__Data lines__:
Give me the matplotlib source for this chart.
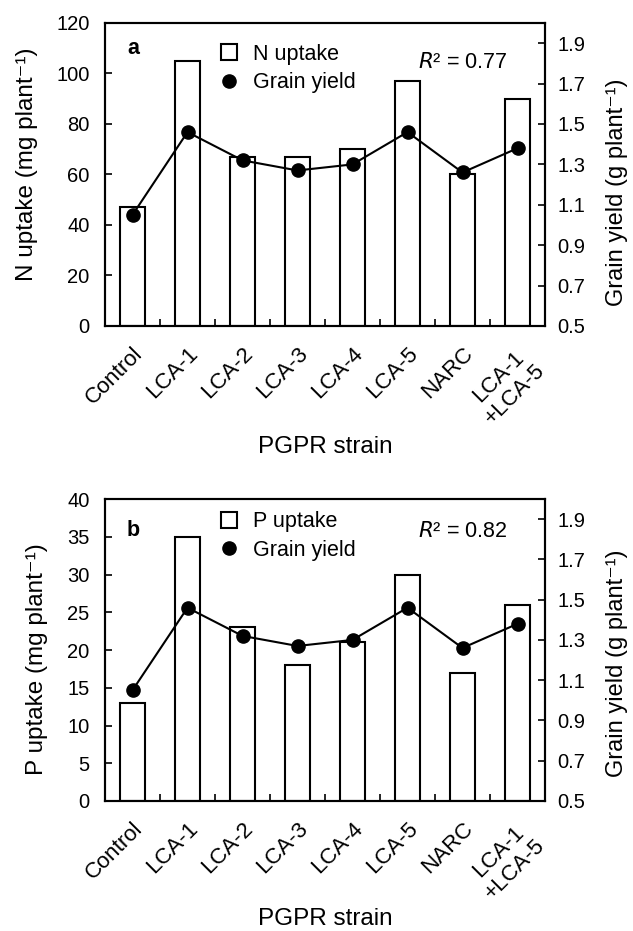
import numpy as np
import matplotlib; matplotlib.use("Agg")
import matplotlib.pyplot as plt
from matplotlib.lines import Line2D
from matplotlib.transforms import ScaledTranslation

plt.rcParams["font.family"] = ["Liberation Sans", "DejaVu Sans"]
plt.rcParams["font.size"] = 14.5

strains = ["Control", "LCA-1", "LCA-2", "LCA-3", "LCA-4", "LCA-5", "NARC", "LCA-1\n+LCA-5"]
n_uptake = [47, 105, 67, 67, 70, 97, 60, 90]
p_uptake = [13, 35, 23, 18, 21, 30, 17, 26]
grain_yield = [1.05, 1.46, 1.32, 1.27, 1.30, 1.46, 1.26, 1.38]
yield_ticks = [0.5, 0.7, 0.9, 1.1, 1.3, 1.5, 1.7, 1.9]

fig = plt.figure(figsize=(6.33, 9.31), dpi=100)
W, H = 633.0, 931.0

def panel(bottom_px, top_px, vals, ymax, ystep, ylab, leg, letter, r2, pos):
    ax = fig.add_axes([105/W, 1-bottom_px/H, 440/W, (bottom_px-top_px)/H])
    x = np.arange(len(strains))
    ax.bar(x, vals, width=0.45, facecolor="white", edgecolor="black", linewidth=1.5, zorder=2)
    ax.set_xlim(-0.5, len(strains)-0.5)
    ax.set_ylim(0, ymax)
    ax.set_yticks(np.arange(0, ymax+0.1, ystep))
    ax.set_xticks(x)
    ax.set_xticklabels(strains, rotation=45, ha="right", rotation_mode="anchor",
                       multialignment="center", fontsize=16)
    for t in ax.get_xticklabels():
        dx = -2 if "\n" in t.get_text() else 4   # two-line label sits a bit further left
        t.set_transform(t.get_transform() + ScaledTranslation(dx/100, 0, fig.dpi_scale_trans))
    ax.set_xticks(np.arange(0.5, len(strains)-1), minor=True)
    ax.tick_params(axis="x", which="major", length=0, pad=12)
    ax.tick_params(axis="x", which="minor", direction="in", length=5, width=1.2)
    ax.tick_params(axis="y", direction="in", length=5, width=1.2, pad=11)
    ax.set_ylabel(ylab, fontsize=17.5, va="center", ha="center")
    ax.yaxis.set_label_coords(*pos["yl"])
    ax.set_xlabel("PGPR strain", fontsize=17.5)
    ax.xaxis.set_label_coords(0.5, pos["xl"])
    for s in ax.spines.values():
        s.set_linewidth(1.5)
    ax2 = ax.twinx()
    ax2.plot(x, grain_yield, color="black", marker="o", markersize=9.5, linewidth=1.5, zorder=3)
    ax2.set_ylim(0.5, 2.0)
    ax2.set_yticks(yield_ticks)
    ax2.set_yticklabels(["%.1f" % v for v in yield_ticks])
    ax2.tick_params(axis="y", direction="in", length=5, width=1.2, pad=9)
    ax2.set_ylabel("Grain yield (g plant⁻¹)", fontsize=17, va="center", ha="center")
    ax2.yaxis.set_label_coords(*pos["yr"])
    for s in ax2.spines.values():
        s.set_linewidth(1.5)
    handles = [Line2D([], [], marker="s", markersize=12, markerfacecolor="white",
                      markeredgecolor="black", markeredgewidth=1.5, linestyle="none"),
               Line2D([], [], marker="o", markersize=9.5, color="black", linestyle="none")]
    ax2.legend(handles, [leg, "Grain yield"], loc="upper left", bbox_to_anchor=(0.257, pos["leg"]),
               frameon=False, handlelength=1.0, handletextpad=0.61, labelspacing=0.34,
               borderpad=0, borderaxespad=0, fontsize=15.5)
    ax.text(0.064, pos["let"], letter, transform=ax.transAxes, fontweight="bold",
            fontsize=15.5, va="center", ha="center")
    ax.text(0.711, pos["r2"], "$R$² = %s" % r2, transform=ax.transAxes, va="center",
            fontsize=15.5)
    return ax

panel(326, 23, n_uptake, 120, 20, "N uptake (mg plant⁻¹)", "N uptake", "a", "0.77",
      {"yl": (-0.177, 0.535), "yr": (1.163, 0.442), "xl": -0.363,
       "leg": 0.931, "let": 0.917, "r2": 0.871})
panel(801, 499, p_uptake, 40, 5, "P uptake (mg plant⁻¹)", "P uptake", "b", "0.82",
      {"yl": (-0.155, 0.469), "yr": (1.163, 0.457), "xl": -0.354,
       "leg": 0.959, "let": 0.897, "r2": 0.891})

fig.savefig("out.png", dpi=100, facecolor="white")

__Prompt__:
Without the pictures, write out the whole listing above exactly as it appears.

__Full solution__:
Give me the matplotlib source for this chart.
import numpy as np
import matplotlib; matplotlib.use("Agg")
import matplotlib.pyplot as plt
from matplotlib.lines import Line2D
from matplotlib.transforms import ScaledTranslation

plt.rcParams["font.family"] = ["Liberation Sans", "DejaVu Sans"]
plt.rcParams["font.size"] = 14.5

strains = ["Control", "LCA-1", "LCA-2", "LCA-3", "LCA-4", "LCA-5", "NARC", "LCA-1\n+LCA-5"]
n_uptake = [47, 105, 67, 67, 70, 97, 60, 90]
p_uptake = [13, 35, 23, 18, 21, 30, 17, 26]
grain_yield = [1.05, 1.46, 1.32, 1.27, 1.30, 1.46, 1.26, 1.38]
yield_ticks = [0.5, 0.7, 0.9, 1.1, 1.3, 1.5, 1.7, 1.9]

fig = plt.figure(figsize=(6.33, 9.31), dpi=100)
W, H = 633.0, 931.0

def panel(bottom_px, top_px, vals, ymax, ystep, ylab, leg, letter, r2, pos):
    ax = fig.add_axes([105/W, 1-bottom_px/H, 440/W, (bottom_px-top_px)/H])
    x = np.arange(len(strains))
    ax.bar(x, vals, width=0.45, facecolor="white", edgecolor="black", linewidth=1.5, zorder=2)
    ax.set_xlim(-0.5, len(strains)-0.5)
    ax.set_ylim(0, ymax)
    ax.set_yticks(np.arange(0, ymax+0.1, ystep))
    ax.set_xticks(x)
    ax.set_xticklabels(strains, rotation=45, ha="right", rotation_mode="anchor",
                       multialignment="center", fontsize=16)
    for t in ax.get_xticklabels():
        dx = -2 if "\n" in t.get_text() else 4   # two-line label sits a bit further left
        t.set_transform(t.get_transform() + ScaledTranslation(dx/100, 0, fig.dpi_scale_trans))
    ax.set_xticks(np.arange(0.5, len(strains)-1), minor=True)
    ax.tick_params(axis="x", which="major", length=0, pad=12)
    ax.tick_params(axis="x", which="minor", direction="in", length=5, width=1.2)
    ax.tick_params(axis="y", direction="in", length=5, width=1.2, pad=11)
    ax.set_ylabel(ylab, fontsize=17.5, va="center", ha="center")
    ax.yaxis.set_label_coords(*pos["yl"])
    ax.set_xlabel("PGPR strain", fontsize=17.5)
    ax.xaxis.set_label_coords(0.5, pos["xl"])
    for s in ax.spines.values():
        s.set_linewidth(1.5)
    ax2 = ax.twinx()
    ax2.plot(x, grain_yield, color="black", marker="o", markersize=9.5, linewidth=1.5, zorder=3)
    ax2.set_ylim(0.5, 2.0)
    ax2.set_yticks(yield_ticks)
    ax2.set_yticklabels(["%.1f" % v for v in yield_ticks])
    ax2.tick_params(axis="y", direction="in", length=5, width=1.2, pad=9)
    ax2.set_ylabel("Grain yield (g plant⁻¹)", fontsize=17, va="center", ha="center")
    ax2.yaxis.set_label_coords(*pos["yr"])
    for s in ax2.spines.values():
        s.set_linewidth(1.5)
    handles = [Line2D([], [], marker="s", markersize=12, markerfacecolor="white",
                      markeredgecolor="black", markeredgewidth=1.5, linestyle="none"),
               Line2D([], [], marker="o", markersize=9.5, color="black", linestyle="none")]
    ax2.legend(handles, [leg, "Grain yield"], loc="upper left", bbox_to_anchor=(0.257, pos["leg"]),
               frameon=False, handlelength=1.0, handletextpad=0.61, labelspacing=0.34,
               borderpad=0, borderaxespad=0, fontsize=15.5)
    ax.text(0.064, pos["let"], letter, transform=ax.transAxes, fontweight="bold",
            fontsize=15.5, va="center", ha="center")
    ax.text(0.711, pos["r2"], "$R$² = %s" % r2, transform=ax.transAxes, va="center",
            fontsize=15.5)
    return ax

panel(326, 23, n_uptake, 120, 20, "N uptake (mg plant⁻¹)", "N uptake", "a", "0.77",
      {"yl": (-0.177, 0.535), "yr": (1.163, 0.442), "xl": -0.363,
       "leg": 0.931, "let": 0.917, "r2": 0.871})
panel(801, 499, p_uptake, 40, 5, "P uptake (mg plant⁻¹)", "P uptake", "b", "0.82",
      {"yl": (-0.155, 0.469), "yr": (1.163, 0.457), "xl": -0.354,
       "leg": 0.959, "let": 0.897, "r2": 0.891})

fig.savefig("out.png", dpi=100, facecolor="white")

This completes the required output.